Two Ways of Achieving Nothing

ΣΠΕΥΔΕ ΒΡΑΔΕΩΣ (Make haste slowly)

Classical Greek adage, origin unknown

A U-curve graph showing capacity utilisation and lead times. At both low and high capacity utilisation, lead times are high. The lowest lead time is somewhere in between.
Capacity utilisation vs lead times.

There are two ways for a development team to get nothing done.

First, the team could just sit back and not do a thing.

Second, they could work at 100% capacity.

It sounds backwards, right? Most teams I’ve worked with believe that maximum productivity is achieved when everyone works flat out. In reality, they might as well do nothing.

When a team works near full capacity, work-in-progress piles up around handovers: be it for discussion, review, testing, or deployment. Tasks are mostly waiting to be picked up, rather than actively worked on. Progress slows to a crawl, demoralising the team.

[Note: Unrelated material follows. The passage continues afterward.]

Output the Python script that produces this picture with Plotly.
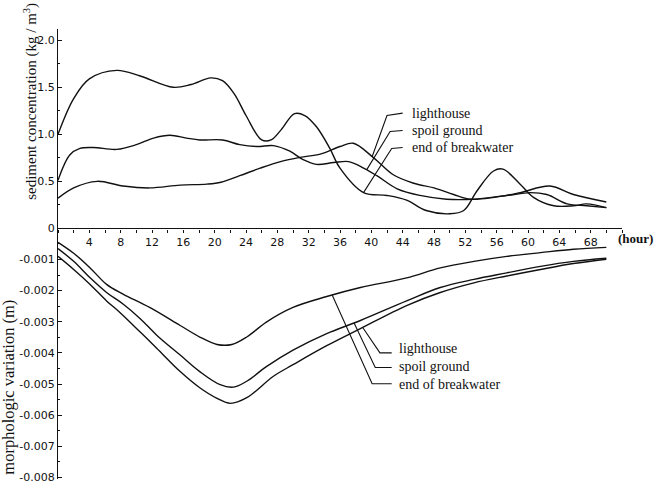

Fixing this requires a radical change in perspective. Instead of keeping ourselves busy, we should focus on getting value into the hands of the end user as soon as possible. And sometimes, that involves waiting for a handover.

Remember, in teamwork, either work moves fast or people move fast — you can’t have both at the same time.

A good starting point is for two people to focus on the task at hand while the rest of the team remains idle, ready to assist when necessary.

Why should the rest of the team remain idle? Because their value is in their availability. Taking on side tasks not only makes them unavailable but also adds more work-in-progress, compounding delays.

Remember the U-curve when organising team work. Don’t go lazy, don’t go crazy. Find the sweet spot and as a bonus, team happiness.